Butt & Akridge, of Cocoa, for plaintiff in error.

George Couper Gibbs, Atty. Gen., and Thomas J. Ellis, Asst. Atty Gen., for the State.

OPINION

PER CURIAM.

The plaintiff in error, Tom Taylor, was on the 12th day of October, 1938, indicted by a grand jury of Brevard County Florida, for the murder of one James Wilson in said County on the 1st day of June, 1938. He was arraigned on said indictment and entered a plea of not guilty, and placed upon trial and was by a jury of Brevard County convicted of murder in the second degree and by the trial court sentenced to the State Penitentiary at hard labor for a period of twenty years. From this judgment of conviction he has perfected his appeal to this Court, with a number of assignments of error which are duly presented and argued in the brief by his counsel in this Court under six separate questions.

The first question presented involves assignments 2, 3, 4 and 5 and are each predicated on the order of the lower court in overruling and denying plaintiff in error's motion for a new trial.

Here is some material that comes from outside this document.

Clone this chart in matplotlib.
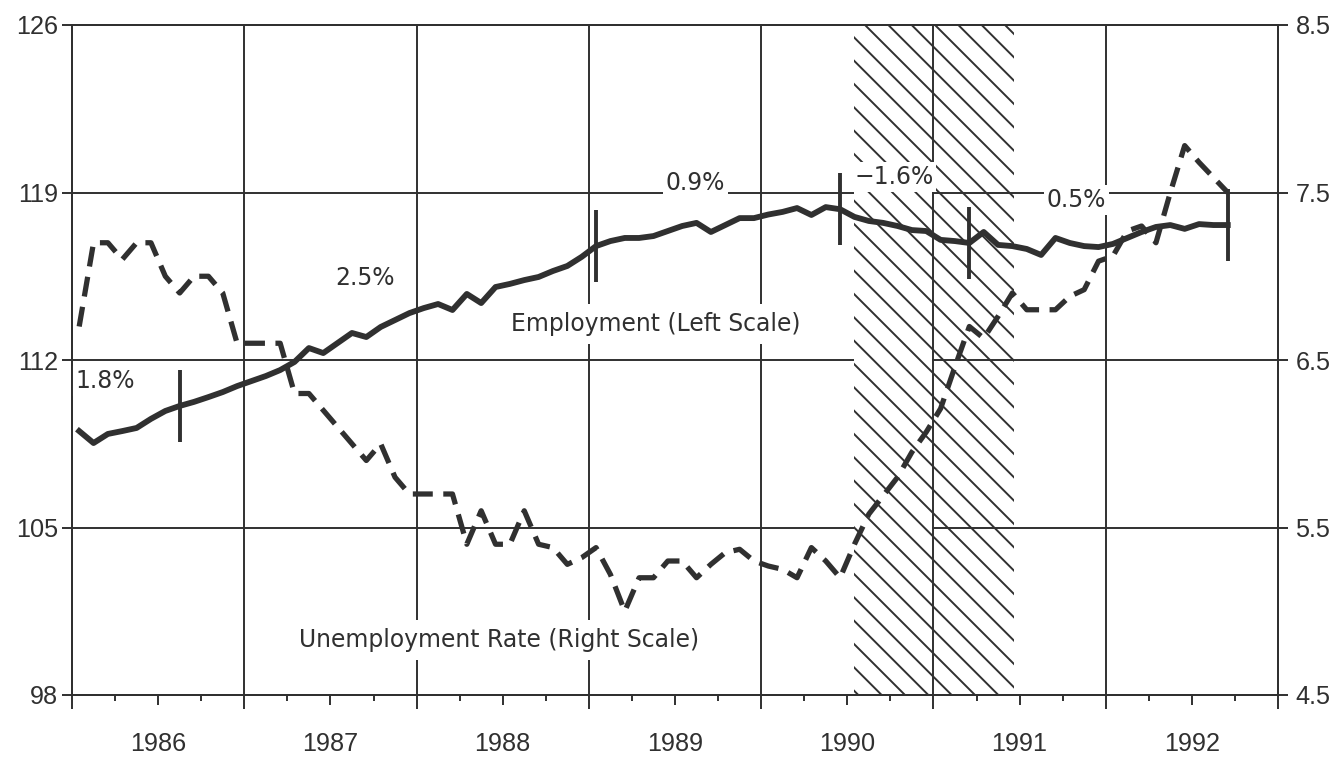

The brief of counsel here on this question discusses the sufficiency of the evidence to sustain the verdict as found by the jury.

The evidence shows that the defendant and the deceased lived in Paul Thompson's quarters located in one of the outlying districts of and near the Town of Cocoa. The defendant came to Florida about thirty years ago from the State of South Carolina, and had worked continuously with the said Paul Thompson in his saw mill during this time, and at the time of the tragedy the defendant was 77 years of age. He was night watchman at the saw mill located near the quarters and made trips at regular intervals from his home to the saw mill, and in so doing, passed the house in which the deceased lived and was later killed. The defendant collected the weekly rents on the eight houses making up the Thompson quarters and maintained order but was not an officer of the law, but his authority so to do came from the owner of the quarters. The eight houses were occupied by white and colored people. The defendant and deceased are darkies.

Mahaley Wilson, wife of the deceased, was an eyewitness to the tragedy. She testified that the defendant came to their home about 8:00 or 9:00 o'clock P. M. to collect the rent on the house in which they were living. The deceased did not have the money with which to pay it and a quarrel or dispute arose in which the deceased was shot through the heart in his own home by the defendant and died within a few minutes. The defendant admitted the shooting but contended that he shot the deceased in self defense and only to save his own life. The defendant's version of the difficulty is strongly corroborated by the testimony of Wallace Harris and wife Mary Harris, and Albert Smith, who lived in the houses of the quarters and in close proximity to where the shooting occurred.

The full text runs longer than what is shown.